Avoided crossings and dynamical tunneling close to excited-state quantum phase transitions

TL;DR

This paper investigates how avoided crossings near excited-state quantum phase transitions in the Lipkin-Meshkov-Glick model lead to increased delocalization and dynamical tunneling, using the Wherl entropy as a key tool.

Contribution

It introduces the use of Wherl entropy to detect superpositions of classical trajectories and analyze dynamical tunneling near ESQPTs in the Lipkin-Meshkov-Glick model.

Findings

Sudden increase in Wherl entropy near critical energy

Detection of superpositions of classical trajectories in eigenstates

Enhanced dynamical tunneling observed in evolved states

Abstract

Using the Wherl entropy, we study the delocalization in phase-space of energy eigenstates in the vicinity of avoided crossing in the Lipkin-Meshkov-Glick model.
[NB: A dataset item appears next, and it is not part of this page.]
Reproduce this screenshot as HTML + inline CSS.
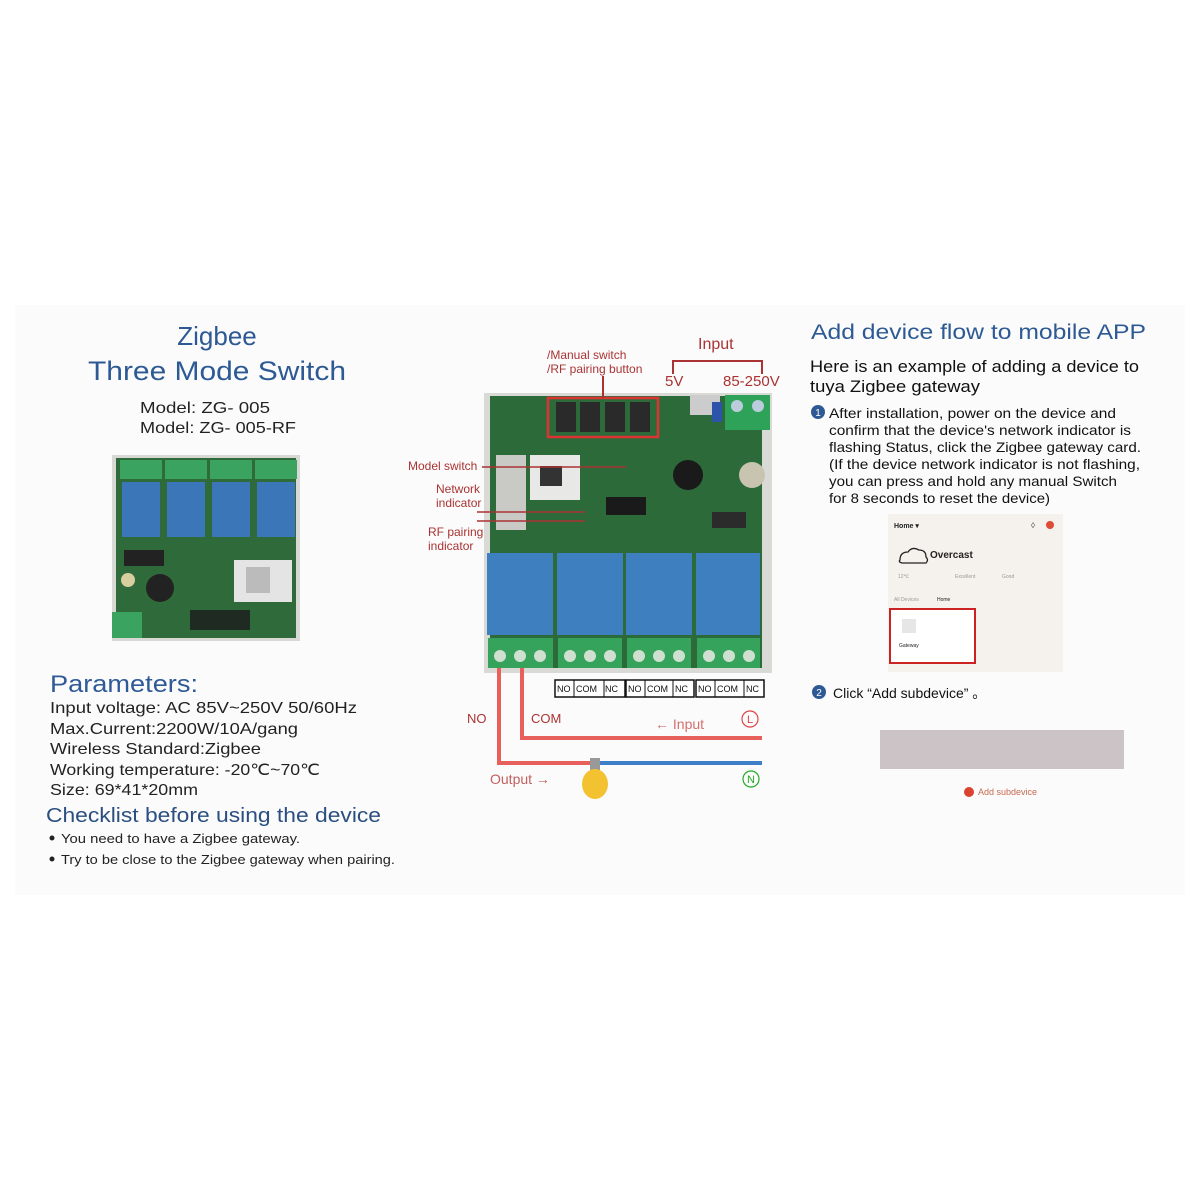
<!DOCTYPE html>
<html><head><meta charset="utf-8"><style>
html,body{margin:0;padding:0;background:#fff}
svg{display:block}
text{font-family:"Liberation Sans",sans-serif}
</style></head><body>
<svg width="1200" height="1200" viewBox="0 0 1200 1200" xmlns="http://www.w3.org/2000/svg">
<rect width="1200" height="1200" fill="#fff"/>
<rect x="15" y="305" width="1170" height="590" fill="#fbfbfb"/>

<!-- LEFT TEXT -->
<g fill="#2d5a94">
<text x="217" y="345" font-size="26" text-anchor="middle">Zigbee</text>
<text x="88" y="380" font-size="27" textLength="258" lengthAdjust="spacingAndGlyphs">Three Mode Switch</text>
</g>
<g fill="#222" font-size="16">
<text x="140" y="413" textLength="130" lengthAdjust="spacingAndGlyphs">Model:  ZG- 005</text>
<text x="140" y="433" textLength="156" lengthAdjust="spacingAndGlyphs">Model:  ZG- 005-RF</text>
</g>

<!-- small board -->
<g>
<rect x="112" y="455" width="188" height="186" fill="#d8d8d4"/>
<rect x="116" y="458" width="180" height="180" fill="#2f6b3a"/>
<g fill="#3aa360">
<rect x="120" y="460" width="42" height="19"/><rect x="165" y="460" width="42" height="19"/><rect x="210" y="460" width="42" height="19"/><rect x="255" y="460" width="42" height="19"/>
</g>
<g fill="#3b77b8">
<rect x="122" y="482" width="38" height="55"/><rect x="167" y="482" width="38" height="55"/><rect x="212" y="482" width="38" height="55"/><rect x="257" y="482" width="38" height="55"/>
</g>
<rect x="234" y="560" width="58" height="42" fill="#e4e4e4"/>
<rect x="246" y="567" width="24" height="26" fill="#bbb"/>
<circle cx="160" cy="588" r="14" fill="#222"/>
<rect x="124" y="550" width="40" height="16" fill="#222"/>
<rect x="112" y="612" width="30" height="26" fill="#3aa360"/>
<rect x="190" y="610" width="60" height="20" fill="#1f2a22"/>
<circle cx="128" cy="580" r="7" fill="#d8cfa0"/>
</g>

<g fill="#2f5a97"><text x="50" y="692" font-size="24" textLength="148" lengthAdjust="spacingAndGlyphs">Parameters:</text></g>
<g fill="#222" font-size="16">
<text x="50" y="713" textLength="307" lengthAdjust="spacingAndGlyphs">Input voltage:  AC 85V~250V  50/60Hz</text>
<text x="50" y="734" textLength="248" lengthAdjust="spacingAndGlyphs">Max.Current:2200W/10A/gang</text>
<text x="50" y="754" textLength="211" lengthAdjust="spacingAndGlyphs">Wireless Standard:Zigbee</text>
<text x="50" y="775" textLength="270" lengthAdjust="spacingAndGlyphs">Working temperature: -20℃~70℃</text>
<text x="50" y="795" textLength="148" lengthAdjust="spacingAndGlyphs">Size: 69*41*20mm</text>
</g>
<text x="46" y="822" font-size="20" fill="#2b4f80" textLength="335" lengthAdjust="spacingAndGlyphs">Checklist before using the device</text>
<g fill="#222" font-size="13">
<circle cx="52" cy="838" r="2.5"/><circle cx="52" cy="859" r="2.5"/>
<text x="61" y="843" textLength="239" lengthAdjust="spacingAndGlyphs">You need to have a Zigbee gateway.</text>
<text x="61" y="864" textLength="334" lengthAdjust="spacingAndGlyphs">Try to be close to the Zigbee gateway when pairing.</text>
</g>

<!-- CENTER BOARD -->
<g>
<rect x="484" y="393" width="288" height="280" fill="#d9d9d6"/>
<rect x="490" y="396" width="272" height="272" fill="#2d6a3a"/>
<rect x="496" y="455" width="30" height="75" fill="#c9c9c6"/>
<rect x="530" y="455" width="50" height="45" fill="#e8e8e6"/>
<rect x="540" y="466" width="22" height="20" fill="#333"/>
<rect x="725" y="395" width="45" height="35" fill="#2fa25a"/>
<circle cx="737" cy="406" r="6" fill="#bcd"/><circle cx="758" cy="406" r="6" fill="#bcd"/>
<rect x="690" y="395" width="30" height="20" fill="#ccc"/>
<rect x="712" y="402" width="10" height="20" fill="#2c54a8"/>
<circle cx="688" cy="475" r="15" fill="#1a1a1a"/>
<circle cx="752" cy="475" r="13" fill="#c8c4b0"/>
<rect x="606" y="497" width="40" height="18" fill="#1a1a1a"/>
<rect x="712" y="512" width="34" height="16" fill="#2b2b2b"/>
<g fill="#2a2a2a"><rect x="556" y="402" width="20" height="30"/><rect x="580" y="402" width="20" height="30"/><rect x="605" y="402" width="20" height="30"/><rect x="630" y="402" width="20" height="30"/></g>
<g fill="#3d7fbf">
<rect x="487" y="553" width="66" height="82"/><rect x="557" y="553" width="66" height="82"/><rect x="626" y="553" width="66" height="82"/><rect x="696" y="553" width="64" height="82"/>
</g>
<g fill="#36a35c">
<rect x="488" y="638" width="65" height="30"/><rect x="558" y="638" width="64" height="30"/><rect x="627" y="638" width="64" height="30"/><rect x="697" y="638" width="63" height="30"/>
</g>
<g fill="#cfe0d0">
<circle cx="500" cy="656" r="6"/><circle cx="520" cy="656" r="6"/><circle cx="540" cy="656" r="6"/>
<circle cx="570" cy="656" r="6"/><circle cx="590" cy="656" r="6"/><circle cx="610" cy="656" r="6"/>
<circle cx="639" cy="656" r="6"/><circle cx="659" cy="656" r="6"/><circle cx="679" cy="656" r="6"/>
<circle cx="709" cy="656" r="6"/><circle cx="729" cy="656" r="6"/><circle cx="749" cy="656" r="6"/>
</g>
<rect x="548" y="398" width="110" height="39" fill="none" stroke="#d33" stroke-width="2.5"/>
</g>

<!-- NO/COM/NC labels -->
<g font-size="9" fill="#111" stroke="#111">
<rect x="555" y="680" width="70" height="17" fill="#fff" stroke-width="1.5"/>
<rect x="626" y="680" width="68" height="17" fill="#fff" stroke-width="1.5"/>
<rect x="696" y="680" width="68" height="17" fill="#fff" stroke-width="1.5"/>
<line x1="574" y1="680" x2="574" y2="697"/><line x1="604" y1="680" x2="604" y2="697"/>
<line x1="645" y1="680" x2="645" y2="697"/><line x1="673" y1="680" x2="673" y2="697"/>
<line x1="715" y1="680" x2="715" y2="697"/><line x1="744" y1="680" x2="744" y2="697"/>
<g stroke="none">
<text x="557" y="692">NO</text><text x="576" y="692">COM</text><text x="605" y="692">NC</text>
<text x="628" y="692">NO</text><text x="647" y="692">COM</text><text x="675" y="692">NC</text>
<text x="698" y="692">NO</text><text x="717" y="692">COM</text><text x="746" y="692">NC</text>
</g>
</g>

<!-- wires -->
<polyline points="499,668 499,763 592,763" fill="none" stroke="#e8605c" stroke-width="4"/>
<polyline points="522,668 522,738 762,738" fill="none" stroke="#e8605c" stroke-width="4"/>
<line x1="598" y1="763" x2="762" y2="763" stroke="#3d7fc8" stroke-width="4"/>
<rect x="590" y="758" width="10" height="12" fill="#999"/>
<ellipse cx="595" cy="784" rx="13" ry="15" fill="#f2c230"/>

<!-- center labels -->
<g fill="#a33" font-size="12">
<text x="547" y="359">/Manual switch</text>
<text x="547" y="373">/RF pairing button</text>
<text x="408" y="470">Model switch</text>
<text x="436" y="493">Network</text>
<text x="436" y="507">indicator</text>
<text x="428" y="536">RF pairing</text>
<text x="428" y="550">indicator</text>
</g>
<line x1="603" y1="376" x2="603" y2="398" stroke="#a33" stroke-width="2"/>
<line x1="482" y1="467" x2="626" y2="467" stroke="#a33" stroke-width="1.5"/>
<line x1="477" y1="512" x2="585" y2="512" stroke="#a33" stroke-width="1.5"/>
<line x1="477" y1="521" x2="585" y2="521" stroke="#a33" stroke-width="1.5"/>
<polyline points="673,374 673,361 762,361 762,374" fill="none" stroke="#a33" stroke-width="2"/>
<text x="698" y="349" font-size="16" fill="#a33">Input</text>
<text x="665" y="386" font-size="15" fill="#a33">5V</text>
<text x="723" y="386" font-size="15" fill="#a33">85-250V</text>
<text x="467" y="723" font-size="13" fill="#a33">NO</text>
<text x="531" y="723" font-size="13" fill="#a33">COM</text>
<text x="655" y="729" font-size="14" fill="#d47070">←  Input</text>
<circle cx="750" cy="719" r="8" fill="none" stroke="#d44" stroke-width="1.2"/>
<text x="750" y="723" font-size="11" fill="#d44" text-anchor="middle">L</text>
<text x="490" y="784" font-size="14" fill="#c06060">Output  →</text>
<circle cx="751" cy="779" r="8" fill="none" stroke="#2a2" stroke-width="1.2"/>
<text x="751" y="783" font-size="11" fill="#2a2" text-anchor="middle">N</text>

<!-- RIGHT -->
<text x="811" y="339" font-size="21" fill="#2d5a94" textLength="335" lengthAdjust="spacingAndGlyphs">Add device flow to mobile APP</text>
<g fill="#111" font-size="17">
<text x="810" y="372" textLength="329" lengthAdjust="spacingAndGlyphs">Here is an example of adding a device to</text>
<text x="810" y="392" textLength="170" lengthAdjust="spacingAndGlyphs">tuya Zigbee gateway</text>
</g>
<circle cx="818" cy="412" r="7" fill="#2d5a94"/>
<text x="818" y="416" font-size="10" fill="#fff" text-anchor="middle">1</text>
<g fill="#111" font-size="14">
<text x="829" y="418" textLength="287" lengthAdjust="spacingAndGlyphs">After installation, power on the device and</text>
<text x="829" y="435" textLength="302" lengthAdjust="spacingAndGlyphs">confirm that the device's network indicator is</text>
<text x="829" y="452" textLength="312" lengthAdjust="spacingAndGlyphs">flashing Status, click the Zigbee gateway card.</text>
<text x="829" y="469" textLength="311" lengthAdjust="spacingAndGlyphs">(If the device network indicator is not flashing,</text>
<text x="829" y="486" textLength="288" lengthAdjust="spacingAndGlyphs">you can press and hold any manual Switch</text>
<text x="829" y="503" textLength="221" lengthAdjust="spacingAndGlyphs">for 8 seconds to reset the device)</text>
</g>
<!-- phone -->
<rect x="888" y="514" width="175" height="158" fill="#f5f2ed"/>
<text x="894" y="528" font-size="7" fill="#222" font-weight="bold">Home ▾</text>
<circle cx="1050" cy="525" r="4" fill="#e04b35"/>
<text x="1031" y="528" font-size="8" fill="#444">◊</text>
<path d="M900 560 q0-8 8-8 q4-6 11 -2 q7 0 7 7 q3 3 0 6 h-24 q-4 -1 -2 -3z" fill="none" stroke="#222" stroke-width="1.3"/>
<text x="930" y="558" font-size="10" fill="#222" font-weight="bold">Overcast</text>
<g fill="#999" font-size="5"><text x="898" y="578">12℃</text><text x="955" y="578">Excellent</text><text x="1002" y="578">Good</text>
<text x="894" y="601">All Devices</text></g>
<text x="937" y="601" font-size="5" fill="#222">Home</text>
<rect x="890" y="609" width="85" height="54" fill="#fff" stroke="#c22" stroke-width="2"/>
<rect x="902" y="619" width="14" height="14" fill="#e6e6e6"/>
<text x="899" y="647" font-size="5" fill="#222">Gateway</text>
<circle cx="819" cy="692" r="7" fill="#2d5a94"/>
<text x="819" y="696" font-size="10" fill="#fff" text-anchor="middle">2</text>
<text x="833" y="698" font-size="14" fill="#111">Click  “Add subdevice” 。</text>
<rect x="880" y="730" width="244" height="39" fill="#cbc3c6"/>
<circle cx="969" cy="792" r="5" fill="#d9432f"/>
<text x="978" y="795" font-size="9" fill="#c86a50">Add subdevice</text>
</svg>
</body></html>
These avoided crossing, appearing at intermediate energies in a certain parameter region of the model, originate classically from pairs of trajectories lying in different phase space regions, which contrary to the low energy regime, are not connected by the discrete parity symmetry of the model. As coupling parameters are varied, a sudden increase of the Wherl entropy is observed for eigenstates close to the critical energy of the excited-state quantum phase transition (ESQPT). This allows to detect when an avoided crossing is accompanied by a superposition of the pair of classical trajectories in the Husimi functions of eigenstates. This superposition yields an enhancement of dynamical tunneling, which is observed by considering initial Bloch states that evolve partially into the partner region of the paired classical trajectories, thus breaking the quantum-classical correspondence in the evolution of observables.